### Exercise directions
Note how many lines hold the string "Reproduce" and give that number without any other words.

[Part of a data file]
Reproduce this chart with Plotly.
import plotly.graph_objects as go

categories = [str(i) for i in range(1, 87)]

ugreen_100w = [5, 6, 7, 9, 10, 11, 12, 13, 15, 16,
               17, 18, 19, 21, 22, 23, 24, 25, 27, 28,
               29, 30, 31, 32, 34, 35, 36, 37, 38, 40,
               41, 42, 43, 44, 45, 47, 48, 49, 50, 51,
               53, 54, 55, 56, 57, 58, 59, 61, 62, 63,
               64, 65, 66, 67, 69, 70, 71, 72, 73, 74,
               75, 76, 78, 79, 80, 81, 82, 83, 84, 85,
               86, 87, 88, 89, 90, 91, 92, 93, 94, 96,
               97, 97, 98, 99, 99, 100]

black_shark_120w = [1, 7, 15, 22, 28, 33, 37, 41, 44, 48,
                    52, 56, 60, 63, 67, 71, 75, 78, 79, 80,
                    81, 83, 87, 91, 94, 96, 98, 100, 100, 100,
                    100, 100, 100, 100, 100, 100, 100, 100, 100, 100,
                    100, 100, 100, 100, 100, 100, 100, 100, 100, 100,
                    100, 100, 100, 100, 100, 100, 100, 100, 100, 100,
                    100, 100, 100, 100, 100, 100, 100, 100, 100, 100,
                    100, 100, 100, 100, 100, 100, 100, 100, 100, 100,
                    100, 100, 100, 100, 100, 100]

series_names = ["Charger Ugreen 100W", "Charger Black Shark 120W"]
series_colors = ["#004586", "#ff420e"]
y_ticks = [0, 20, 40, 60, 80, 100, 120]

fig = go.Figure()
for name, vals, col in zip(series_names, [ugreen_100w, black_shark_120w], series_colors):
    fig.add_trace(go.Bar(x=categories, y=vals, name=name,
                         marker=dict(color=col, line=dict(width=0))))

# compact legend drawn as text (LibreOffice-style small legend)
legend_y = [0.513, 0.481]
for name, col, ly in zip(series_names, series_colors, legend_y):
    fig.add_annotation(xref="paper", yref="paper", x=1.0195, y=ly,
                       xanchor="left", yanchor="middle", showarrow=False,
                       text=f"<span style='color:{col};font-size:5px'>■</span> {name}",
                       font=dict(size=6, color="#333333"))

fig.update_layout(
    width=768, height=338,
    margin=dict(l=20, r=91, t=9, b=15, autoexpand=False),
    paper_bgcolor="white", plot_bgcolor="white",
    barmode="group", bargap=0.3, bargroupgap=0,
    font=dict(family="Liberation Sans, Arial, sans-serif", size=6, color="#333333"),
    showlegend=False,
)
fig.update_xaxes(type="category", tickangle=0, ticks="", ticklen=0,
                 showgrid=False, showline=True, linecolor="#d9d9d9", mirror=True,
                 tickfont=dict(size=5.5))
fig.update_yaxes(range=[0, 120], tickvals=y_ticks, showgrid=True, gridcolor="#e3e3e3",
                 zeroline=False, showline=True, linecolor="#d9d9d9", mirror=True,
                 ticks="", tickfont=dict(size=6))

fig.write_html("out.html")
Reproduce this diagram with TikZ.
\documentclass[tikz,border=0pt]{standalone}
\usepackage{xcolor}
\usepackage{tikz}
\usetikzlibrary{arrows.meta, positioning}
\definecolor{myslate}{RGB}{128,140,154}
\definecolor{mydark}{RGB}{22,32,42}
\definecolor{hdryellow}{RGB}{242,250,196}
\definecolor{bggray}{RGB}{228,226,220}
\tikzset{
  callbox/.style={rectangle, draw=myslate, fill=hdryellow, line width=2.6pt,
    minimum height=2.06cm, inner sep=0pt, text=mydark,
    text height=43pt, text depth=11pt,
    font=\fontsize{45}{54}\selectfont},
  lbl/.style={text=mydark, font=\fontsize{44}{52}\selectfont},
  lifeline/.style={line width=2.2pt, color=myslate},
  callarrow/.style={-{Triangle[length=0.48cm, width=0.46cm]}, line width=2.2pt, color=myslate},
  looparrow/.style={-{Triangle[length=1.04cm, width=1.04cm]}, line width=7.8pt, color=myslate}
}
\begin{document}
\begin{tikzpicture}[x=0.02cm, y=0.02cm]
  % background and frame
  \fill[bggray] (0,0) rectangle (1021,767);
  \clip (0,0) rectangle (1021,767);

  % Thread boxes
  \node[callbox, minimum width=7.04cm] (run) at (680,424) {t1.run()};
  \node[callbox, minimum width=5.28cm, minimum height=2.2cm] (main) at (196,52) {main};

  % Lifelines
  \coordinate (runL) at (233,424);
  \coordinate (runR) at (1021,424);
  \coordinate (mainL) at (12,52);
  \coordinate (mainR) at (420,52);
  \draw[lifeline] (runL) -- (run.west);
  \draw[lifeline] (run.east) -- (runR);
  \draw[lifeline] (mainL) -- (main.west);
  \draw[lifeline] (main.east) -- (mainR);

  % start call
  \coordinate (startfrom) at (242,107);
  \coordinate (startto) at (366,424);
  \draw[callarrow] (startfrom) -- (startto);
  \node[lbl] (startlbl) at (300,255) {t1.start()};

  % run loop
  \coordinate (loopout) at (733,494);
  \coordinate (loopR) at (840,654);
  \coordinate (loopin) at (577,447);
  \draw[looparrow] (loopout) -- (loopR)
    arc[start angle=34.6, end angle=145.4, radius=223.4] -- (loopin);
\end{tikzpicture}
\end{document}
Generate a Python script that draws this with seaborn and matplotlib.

### Result
2